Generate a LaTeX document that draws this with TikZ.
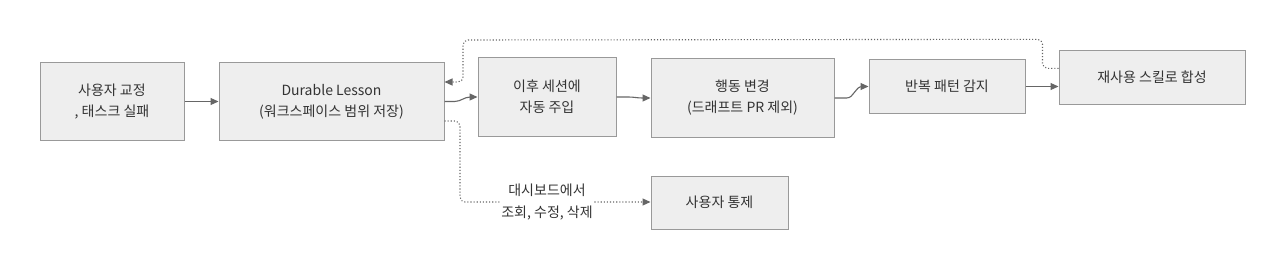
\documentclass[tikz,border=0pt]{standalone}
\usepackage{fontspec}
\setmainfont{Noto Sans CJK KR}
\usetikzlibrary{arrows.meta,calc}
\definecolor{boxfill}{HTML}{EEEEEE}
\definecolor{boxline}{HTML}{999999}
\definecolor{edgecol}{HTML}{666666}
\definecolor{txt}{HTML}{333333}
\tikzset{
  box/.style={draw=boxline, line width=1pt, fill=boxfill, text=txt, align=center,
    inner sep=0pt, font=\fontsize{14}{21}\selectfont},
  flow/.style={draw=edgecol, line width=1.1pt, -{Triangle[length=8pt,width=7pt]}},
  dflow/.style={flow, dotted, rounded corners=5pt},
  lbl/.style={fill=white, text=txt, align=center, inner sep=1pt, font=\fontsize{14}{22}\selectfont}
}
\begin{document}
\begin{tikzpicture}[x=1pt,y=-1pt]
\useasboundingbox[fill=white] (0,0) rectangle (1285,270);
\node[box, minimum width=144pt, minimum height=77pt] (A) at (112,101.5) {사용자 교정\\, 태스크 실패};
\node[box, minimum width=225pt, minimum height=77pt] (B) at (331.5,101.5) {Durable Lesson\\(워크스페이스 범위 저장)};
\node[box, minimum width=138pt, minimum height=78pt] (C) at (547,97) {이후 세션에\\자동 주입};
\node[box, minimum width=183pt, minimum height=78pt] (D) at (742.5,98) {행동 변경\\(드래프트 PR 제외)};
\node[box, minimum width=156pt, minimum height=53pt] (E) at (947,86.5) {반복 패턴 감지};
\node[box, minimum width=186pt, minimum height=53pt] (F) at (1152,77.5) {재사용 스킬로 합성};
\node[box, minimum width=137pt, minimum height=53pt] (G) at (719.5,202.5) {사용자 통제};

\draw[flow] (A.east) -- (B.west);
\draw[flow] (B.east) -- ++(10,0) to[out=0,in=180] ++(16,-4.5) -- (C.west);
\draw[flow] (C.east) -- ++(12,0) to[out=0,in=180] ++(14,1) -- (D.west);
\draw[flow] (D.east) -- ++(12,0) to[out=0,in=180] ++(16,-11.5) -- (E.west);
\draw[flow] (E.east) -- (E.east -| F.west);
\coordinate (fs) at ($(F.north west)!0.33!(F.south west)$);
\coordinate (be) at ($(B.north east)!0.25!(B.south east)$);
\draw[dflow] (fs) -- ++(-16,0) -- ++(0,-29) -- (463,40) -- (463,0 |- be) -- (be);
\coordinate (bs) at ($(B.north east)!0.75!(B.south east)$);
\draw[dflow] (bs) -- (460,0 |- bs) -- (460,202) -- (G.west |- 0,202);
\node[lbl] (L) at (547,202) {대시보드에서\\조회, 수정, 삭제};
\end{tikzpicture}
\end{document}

◆ WHAT TO WORK ON ◆
Copy the material above in full and exactly, skipping pictures.

◆ REPLY ◆
Generate a LaTeX document that draws this with TikZ.
\documentclass[tikz,border=0pt]{standalone}
\usepackage{fontspec}
\setmainfont{Noto Sans CJK KR}
\usetikzlibrary{arrows.meta,calc}
\definecolor{boxfill}{HTML}{EEEEEE}
\definecolor{boxline}{HTML}{999999}
\definecolor{edgecol}{HTML}{666666}
\definecolor{txt}{HTML}{333333}
\tikzset{
  box/.style={draw=boxline, line width=1pt, fill=boxfill, text=txt, align=center,
    inner sep=0pt, font=\fontsize{14}{21}\selectfont},
  flow/.style={draw=edgecol, line width=1.1pt, -{Triangle[length=8pt,width=7pt]}},
  dflow/.style={flow, dotted, rounded corners=5pt},
  lbl/.style={fill=white, text=txt, align=center, inner sep=1pt, font=\fontsize{14}{22}\selectfont}
}
\begin{document}
\begin{tikzpicture}[x=1pt,y=-1pt]
\useasboundingbox[fill=white] (0,0) rectangle (1285,270);
\node[box, minimum width=144pt, minimum height=77pt] (A) at (112,101.5) {사용자 교정\\, 태스크 실패};
\node[box, minimum width=225pt, minimum height=77pt] (B) at (331.5,101.5) {Durable Lesson\\(워크스페이스 범위 저장)};
\node[box, minimum width=138pt, minimum height=78pt] (C) at (547,97) {이후 세션에\\자동 주입};
\node[box, minimum width=183pt, minimum height=78pt] (D) at (742.5,98) {행동 변경\\(드래프트 PR 제외)};
\node[box, minimum width=156pt, minimum height=53pt] (E) at (947,86.5) {반복 패턴 감지};
\node[box, minimum width=186pt, minimum height=53pt] (F) at (1152,77.5) {재사용 스킬로 합성};
\node[box, minimum width=137pt, minimum height=53pt] (G) at (719.5,202.5) {사용자 통제};

\draw[flow] (A.east) -- (B.west);
\draw[flow] (B.east) -- ++(10,0) to[out=0,in=180] ++(16,-4.5) -- (C.west);
\draw[flow] (C.east) -- ++(12,0) to[out=0,in=180] ++(14,1) -- (D.west);
\draw[flow] (D.east) -- ++(12,0) to[out=0,in=180] ++(16,-11.5) -- (E.west);
\draw[flow] (E.east) -- (E.east -| F.west);
\coordinate (fs) at ($(F.north west)!0.33!(F.south west)$);
\coordinate (be) at ($(B.north east)!0.25!(B.south east)$);
\draw[dflow] (fs) -- ++(-16,0) -- ++(0,-29) -- (463,40) -- (463,0 |- be) -- (be);
\coordinate (bs) at ($(B.north east)!0.75!(B.south east)$);
\draw[dflow] (bs) -- (460,0 |- bs) -- (460,202) -- (G.west |- 0,202);
\node[lbl] (L) at (547,202) {대시보드에서\\조회, 수정, 삭제};
\end{tikzpicture}
\end{document}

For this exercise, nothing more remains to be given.